GIVEN REQUEST: Restate verbatim the lines between the one holding "Rebuild this chart" and the one holding "import pandas as pd", both included, and no others.

INPUT MATERIAL:
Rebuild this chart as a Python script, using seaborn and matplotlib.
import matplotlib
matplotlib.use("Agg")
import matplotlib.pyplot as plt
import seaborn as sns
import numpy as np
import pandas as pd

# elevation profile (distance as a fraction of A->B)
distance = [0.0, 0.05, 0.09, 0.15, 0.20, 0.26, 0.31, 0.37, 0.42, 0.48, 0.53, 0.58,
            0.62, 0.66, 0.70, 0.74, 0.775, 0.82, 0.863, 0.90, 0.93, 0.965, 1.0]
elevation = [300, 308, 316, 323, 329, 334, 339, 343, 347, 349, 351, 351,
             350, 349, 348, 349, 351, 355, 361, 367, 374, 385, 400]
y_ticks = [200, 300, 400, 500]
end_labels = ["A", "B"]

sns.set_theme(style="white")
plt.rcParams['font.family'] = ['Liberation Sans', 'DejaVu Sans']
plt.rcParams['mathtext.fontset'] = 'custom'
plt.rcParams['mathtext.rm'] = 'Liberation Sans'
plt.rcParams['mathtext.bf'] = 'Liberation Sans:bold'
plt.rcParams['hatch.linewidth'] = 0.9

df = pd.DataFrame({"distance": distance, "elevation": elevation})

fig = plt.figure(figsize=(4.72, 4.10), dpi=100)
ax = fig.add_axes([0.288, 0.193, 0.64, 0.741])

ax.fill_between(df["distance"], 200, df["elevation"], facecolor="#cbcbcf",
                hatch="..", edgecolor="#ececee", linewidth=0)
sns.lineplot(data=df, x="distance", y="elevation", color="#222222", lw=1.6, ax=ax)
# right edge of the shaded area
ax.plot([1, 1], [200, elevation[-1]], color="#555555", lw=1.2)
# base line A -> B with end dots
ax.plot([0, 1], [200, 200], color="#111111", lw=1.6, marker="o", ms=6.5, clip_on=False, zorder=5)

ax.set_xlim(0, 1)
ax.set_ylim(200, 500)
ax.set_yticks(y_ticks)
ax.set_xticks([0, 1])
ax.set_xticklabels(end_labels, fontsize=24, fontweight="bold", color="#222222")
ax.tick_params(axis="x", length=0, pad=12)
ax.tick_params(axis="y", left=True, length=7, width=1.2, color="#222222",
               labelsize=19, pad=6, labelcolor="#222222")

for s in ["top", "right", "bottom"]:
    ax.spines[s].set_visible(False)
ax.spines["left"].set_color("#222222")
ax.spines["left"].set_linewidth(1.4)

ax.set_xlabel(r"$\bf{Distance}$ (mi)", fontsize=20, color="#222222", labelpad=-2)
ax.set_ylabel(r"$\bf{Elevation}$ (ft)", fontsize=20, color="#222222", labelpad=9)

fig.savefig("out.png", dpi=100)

--

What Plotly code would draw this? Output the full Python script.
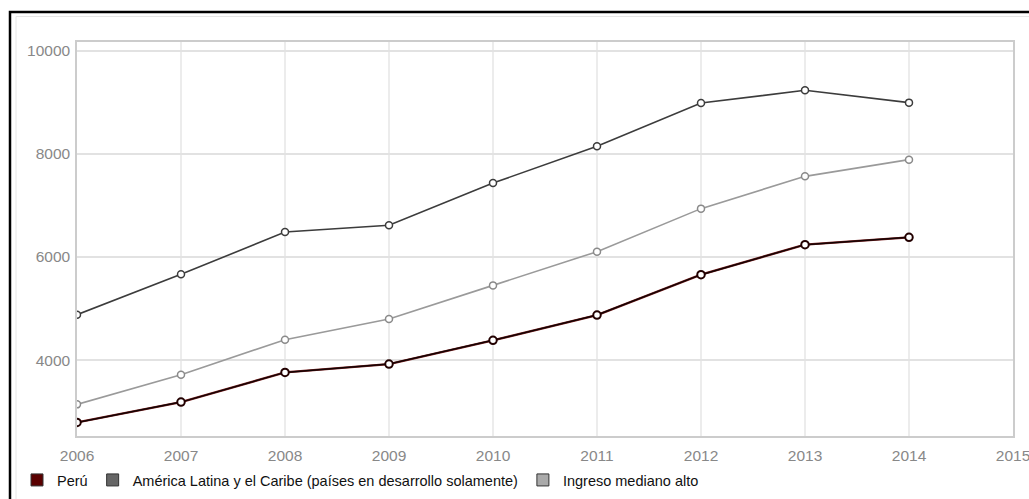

--

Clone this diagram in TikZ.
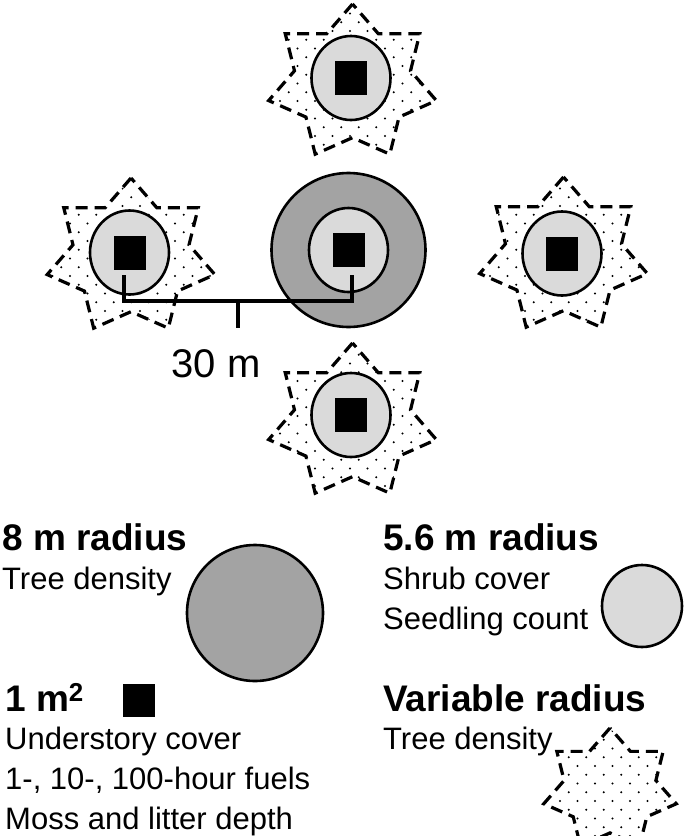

TASK RESPONSE:
Rebuild this chart as a Python script, using seaborn and matplotlib.
import matplotlib
matplotlib.use("Agg")
import matplotlib.pyplot as plt
import seaborn as sns
import numpy as np
import pandas as pd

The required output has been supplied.